### [PROVIDED MATERIAL]
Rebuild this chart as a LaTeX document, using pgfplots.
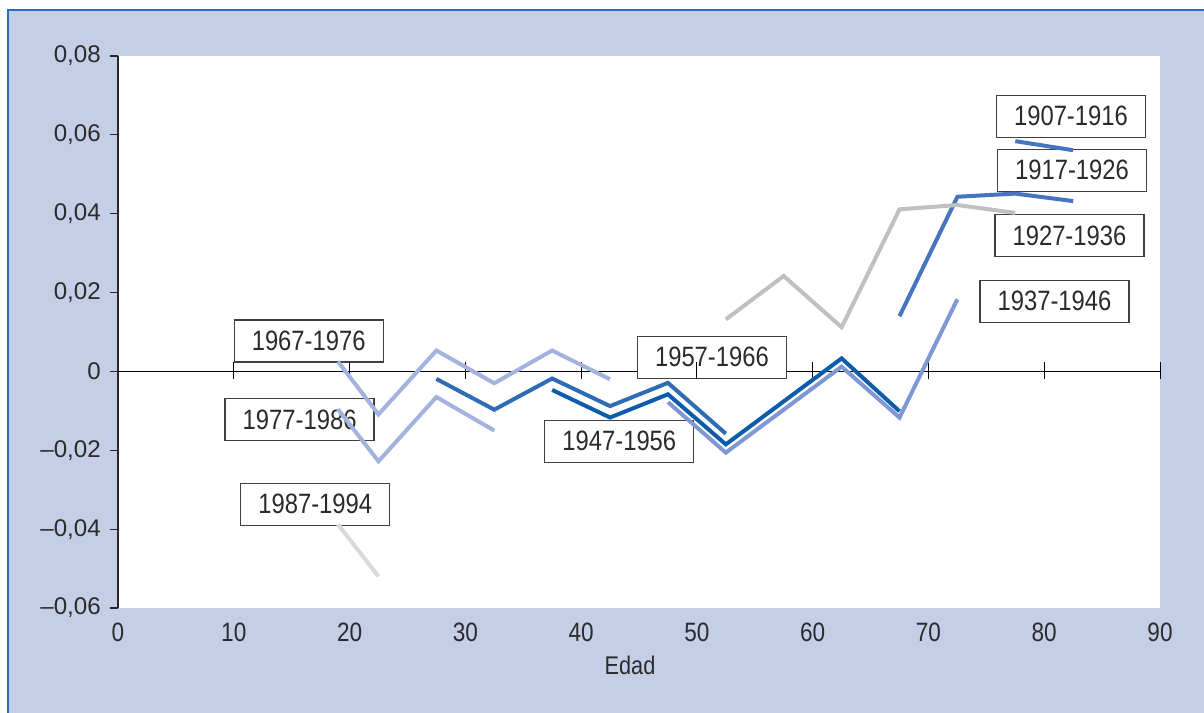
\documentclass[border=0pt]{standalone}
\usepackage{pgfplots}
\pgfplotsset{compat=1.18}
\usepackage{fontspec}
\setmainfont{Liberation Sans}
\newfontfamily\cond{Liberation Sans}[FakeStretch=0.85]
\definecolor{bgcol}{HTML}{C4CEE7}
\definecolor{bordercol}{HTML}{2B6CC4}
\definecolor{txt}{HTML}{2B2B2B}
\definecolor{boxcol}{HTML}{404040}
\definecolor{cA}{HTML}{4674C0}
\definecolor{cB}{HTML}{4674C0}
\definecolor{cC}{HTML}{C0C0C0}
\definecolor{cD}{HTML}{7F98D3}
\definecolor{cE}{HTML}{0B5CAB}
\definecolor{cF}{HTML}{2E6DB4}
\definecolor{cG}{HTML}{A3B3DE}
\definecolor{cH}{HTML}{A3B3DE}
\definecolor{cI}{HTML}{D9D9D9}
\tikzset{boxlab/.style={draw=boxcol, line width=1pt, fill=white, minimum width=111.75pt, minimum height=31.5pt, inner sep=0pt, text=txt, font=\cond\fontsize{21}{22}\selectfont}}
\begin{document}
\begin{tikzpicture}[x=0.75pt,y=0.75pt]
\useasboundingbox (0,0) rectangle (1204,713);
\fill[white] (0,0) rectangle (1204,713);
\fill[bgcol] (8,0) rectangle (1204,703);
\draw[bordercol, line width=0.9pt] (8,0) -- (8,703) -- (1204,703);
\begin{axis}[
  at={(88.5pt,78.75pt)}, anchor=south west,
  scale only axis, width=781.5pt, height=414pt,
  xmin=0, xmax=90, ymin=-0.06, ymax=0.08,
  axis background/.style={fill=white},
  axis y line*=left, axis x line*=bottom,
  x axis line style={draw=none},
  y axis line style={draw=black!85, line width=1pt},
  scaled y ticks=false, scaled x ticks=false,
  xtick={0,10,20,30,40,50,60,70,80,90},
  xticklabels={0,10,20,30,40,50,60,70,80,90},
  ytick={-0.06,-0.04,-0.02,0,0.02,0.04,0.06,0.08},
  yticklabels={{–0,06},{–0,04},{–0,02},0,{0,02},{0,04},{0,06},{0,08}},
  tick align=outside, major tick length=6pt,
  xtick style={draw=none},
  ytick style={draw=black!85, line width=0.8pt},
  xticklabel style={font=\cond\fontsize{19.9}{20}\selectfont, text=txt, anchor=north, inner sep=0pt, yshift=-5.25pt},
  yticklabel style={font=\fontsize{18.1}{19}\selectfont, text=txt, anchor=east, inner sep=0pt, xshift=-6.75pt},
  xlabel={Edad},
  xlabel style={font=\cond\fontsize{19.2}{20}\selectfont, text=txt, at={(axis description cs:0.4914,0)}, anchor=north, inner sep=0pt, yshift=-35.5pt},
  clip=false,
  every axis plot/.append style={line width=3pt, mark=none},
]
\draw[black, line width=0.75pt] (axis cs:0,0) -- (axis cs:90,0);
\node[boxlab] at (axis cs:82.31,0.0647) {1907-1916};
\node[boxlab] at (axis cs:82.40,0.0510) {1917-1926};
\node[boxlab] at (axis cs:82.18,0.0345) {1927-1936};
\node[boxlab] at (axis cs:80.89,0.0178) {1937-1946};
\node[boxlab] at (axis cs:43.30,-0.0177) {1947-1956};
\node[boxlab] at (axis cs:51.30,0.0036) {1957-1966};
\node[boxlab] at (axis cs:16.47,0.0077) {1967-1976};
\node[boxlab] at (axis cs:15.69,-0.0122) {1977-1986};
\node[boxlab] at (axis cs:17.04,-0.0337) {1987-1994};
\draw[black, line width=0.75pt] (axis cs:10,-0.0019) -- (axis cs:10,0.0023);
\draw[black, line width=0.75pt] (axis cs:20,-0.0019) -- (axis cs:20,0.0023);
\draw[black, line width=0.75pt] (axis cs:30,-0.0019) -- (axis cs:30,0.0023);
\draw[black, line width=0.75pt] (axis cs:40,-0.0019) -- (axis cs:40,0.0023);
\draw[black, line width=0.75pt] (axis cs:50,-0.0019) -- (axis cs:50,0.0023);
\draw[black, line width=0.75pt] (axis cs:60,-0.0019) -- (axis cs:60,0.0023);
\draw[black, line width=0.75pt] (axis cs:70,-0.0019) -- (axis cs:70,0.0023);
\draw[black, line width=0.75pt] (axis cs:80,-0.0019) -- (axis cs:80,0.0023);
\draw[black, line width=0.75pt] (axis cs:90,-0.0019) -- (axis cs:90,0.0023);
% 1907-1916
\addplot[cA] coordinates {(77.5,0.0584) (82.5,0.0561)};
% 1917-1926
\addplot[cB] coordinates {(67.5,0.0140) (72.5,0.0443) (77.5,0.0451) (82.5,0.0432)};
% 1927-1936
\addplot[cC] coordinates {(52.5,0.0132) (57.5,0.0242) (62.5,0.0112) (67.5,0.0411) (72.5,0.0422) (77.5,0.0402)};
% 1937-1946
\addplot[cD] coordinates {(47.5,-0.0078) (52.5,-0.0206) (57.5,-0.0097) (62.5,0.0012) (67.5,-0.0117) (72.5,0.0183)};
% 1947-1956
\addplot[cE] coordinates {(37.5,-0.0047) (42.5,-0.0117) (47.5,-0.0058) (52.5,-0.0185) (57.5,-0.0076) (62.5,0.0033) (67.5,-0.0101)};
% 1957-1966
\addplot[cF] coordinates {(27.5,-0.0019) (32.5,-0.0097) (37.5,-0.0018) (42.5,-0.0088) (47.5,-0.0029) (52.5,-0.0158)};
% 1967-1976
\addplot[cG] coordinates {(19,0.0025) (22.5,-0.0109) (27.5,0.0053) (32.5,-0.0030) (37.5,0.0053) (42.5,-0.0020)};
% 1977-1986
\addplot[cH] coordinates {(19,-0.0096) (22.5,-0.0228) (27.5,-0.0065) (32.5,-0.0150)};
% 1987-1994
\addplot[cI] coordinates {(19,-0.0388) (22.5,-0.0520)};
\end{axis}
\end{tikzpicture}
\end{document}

### [TASK DIRECTIONS]
From start to finish, output the listing exactly, but omit its pictures.

### [PROBLEM SOLUTION]
Rebuild this chart as a LaTeX document, using pgfplots.
\documentclass[border=0pt]{standalone}
\usepackage{pgfplots}
\pgfplotsset{compat=1.18}
\usepackage{fontspec}
\setmainfont{Liberation Sans}
\newfontfamily\cond{Liberation Sans}[FakeStretch=0.85]
\definecolor{bgcol}{HTML}{C4CEE7}
\definecolor{bordercol}{HTML}{2B6CC4}
\definecolor{txt}{HTML}{2B2B2B}
\definecolor{boxcol}{HTML}{404040}
\definecolor{cA}{HTML}{4674C0}
\definecolor{cB}{HTML}{4674C0}
\definecolor{cC}{HTML}{C0C0C0}
\definecolor{cD}{HTML}{7F98D3}
\definecolor{cE}{HTML}{0B5CAB}
\definecolor{cF}{HTML}{2E6DB4}
\definecolor{cG}{HTML}{A3B3DE}
\definecolor{cH}{HTML}{A3B3DE}
\definecolor{cI}{HTML}{D9D9D9}
\tikzset{boxlab/.style={draw=boxcol, line width=1pt, fill=white, minimum width=111.75pt, minimum height=31.5pt, inner sep=0pt, text=txt, font=\cond\fontsize{21}{22}\selectfont}}
\begin{document}
\begin{tikzpicture}[x=0.75pt,y=0.75pt]
\useasboundingbox (0,0) rectangle (1204,713);
\fill[white] (0,0) rectangle (1204,713);
\fill[bgcol] (8,0) rectangle (1204,703);
\draw[bordercol, line width=0.9pt] (8,0) -- (8,703) -- (1204,703);
\begin{axis}[
  at={(88.5pt,78.75pt)}, anchor=south west,
  scale only axis, width=781.5pt, height=414pt,
  xmin=0, xmax=90, ymin=-0.06, ymax=0.08,
  axis background/.style={fill=white},
  axis y line*=left, axis x line*=bottom,
  x axis line style={draw=none},
  y axis line style={draw=black!85, line width=1pt},
  scaled y ticks=false, scaled x ticks=false,
  xtick={0,10,20,30,40,50,60,70,80,90},
  xticklabels={0,10,20,30,40,50,60,70,80,90},
  ytick={-0.06,-0.04,-0.02,0,0.02,0.04,0.06,0.08},
  yticklabels={{–0,06},{–0,04},{–0,02},0,{0,02},{0,04},{0,06},{0,08}},
  tick align=outside, major tick length=6pt,
  xtick style={draw=none},
  ytick style={draw=black!85, line width=0.8pt},
  xticklabel style={font=\cond\fontsize{19.9}{20}\selectfont, text=txt, anchor=north, inner sep=0pt, yshift=-5.25pt},
  yticklabel style={font=\fontsize{18.1}{19}\selectfont, text=txt, anchor=east, inner sep=0pt, xshift=-6.75pt},
  xlabel={Edad},
  xlabel style={font=\cond\fontsize{19.2}{20}\selectfont, text=txt, at={(axis description cs:0.4914,0)}, anchor=north, inner sep=0pt, yshift=-35.5pt},
  clip=false,
  every axis plot/.append style={line width=3pt, mark=none},
]
\draw[black, line width=0.75pt] (axis cs:0,0) -- (axis cs:90,0);
\node[boxlab] at (axis cs:82.31,0.0647) {1907-1916};
\node[boxlab] at (axis cs:82.40,0.0510) {1917-1926};
\node[boxlab] at (axis cs:82.18,0.0345) {1927-1936};
\node[boxlab] at (axis cs:80.89,0.0178) {1937-1946};
\node[boxlab] at (axis cs:43.30,-0.0177) {1947-1956};
\node[boxlab] at (axis cs:51.30,0.0036) {1957-1966};
\node[boxlab] at (axis cs:16.47,0.0077) {1967-1976};
\node[boxlab] at (axis cs:15.69,-0.0122) {1977-1986};
\node[boxlab] at (axis cs:17.04,-0.0337) {1987-1994};
\draw[black, line width=0.75pt] (axis cs:10,-0.0019) -- (axis cs:10,0.0023);
\draw[black, line width=0.75pt] (axis cs:20,-0.0019) -- (axis cs:20,0.0023);
\draw[black, line width=0.75pt] (axis cs:30,-0.0019) -- (axis cs:30,0.0023);
\draw[black, line width=0.75pt] (axis cs:40,-0.0019) -- (axis cs:40,0.0023);
\draw[black, line width=0.75pt] (axis cs:50,-0.0019) -- (axis cs:50,0.0023);
\draw[black, line width=0.75pt] (axis cs:60,-0.0019) -- (axis cs:60,0.0023);
\draw[black, line width=0.75pt] (axis cs:70,-0.0019) -- (axis cs:70,0.0023);
\draw[black, line width=0.75pt] (axis cs:80,-0.0019) -- (axis cs:80,0.0023);
\draw[black, line width=0.75pt] (axis cs:90,-0.0019) -- (axis cs:90,0.0023);
% 1907-1916
\addplot[cA] coordinates {(77.5,0.0584) (82.5,0.0561)};
% 1917-1926
\addplot[cB] coordinates {(67.5,0.0140) (72.5,0.0443) (77.5,0.0451) (82.5,0.0432)};
% 1927-1936
\addplot[cC] coordinates {(52.5,0.0132) (57.5,0.0242) (62.5,0.0112) (67.5,0.0411) (72.5,0.0422) (77.5,0.0402)};
% 1937-1946
\addplot[cD] coordinates {(47.5,-0.0078) (52.5,-0.0206) (57.5,-0.0097) (62.5,0.0012) (67.5,-0.0117) (72.5,0.0183)};
% 1947-1956
\addplot[cE] coordinates {(37.5,-0.0047) (42.5,-0.0117) (47.5,-0.0058) (52.5,-0.0185) (57.5,-0.0076) (62.5,0.0033) (67.5,-0.0101)};
% 1957-1966
\addplot[cF] coordinates {(27.5,-0.0019) (32.5,-0.0097) (37.5,-0.0018) (42.5,-0.0088) (47.5,-0.0029) (52.5,-0.0158)};
% 1967-1976
\addplot[cG] coordinates {(19,0.0025) (22.5,-0.0109) (27.5,0.0053) (32.5,-0.0030) (37.5,0.0053) (42.5,-0.0020)};
% 1977-1986
\addplot[cH] coordinates {(19,-0.0096) (22.5,-0.0228) (27.5,-0.0065) (32.5,-0.0150)};
% 1987-1994
\addplot[cI] coordinates {(19,-0.0388) (22.5,-0.0520)};
\end{axis}
\end{tikzpicture}
\end{document}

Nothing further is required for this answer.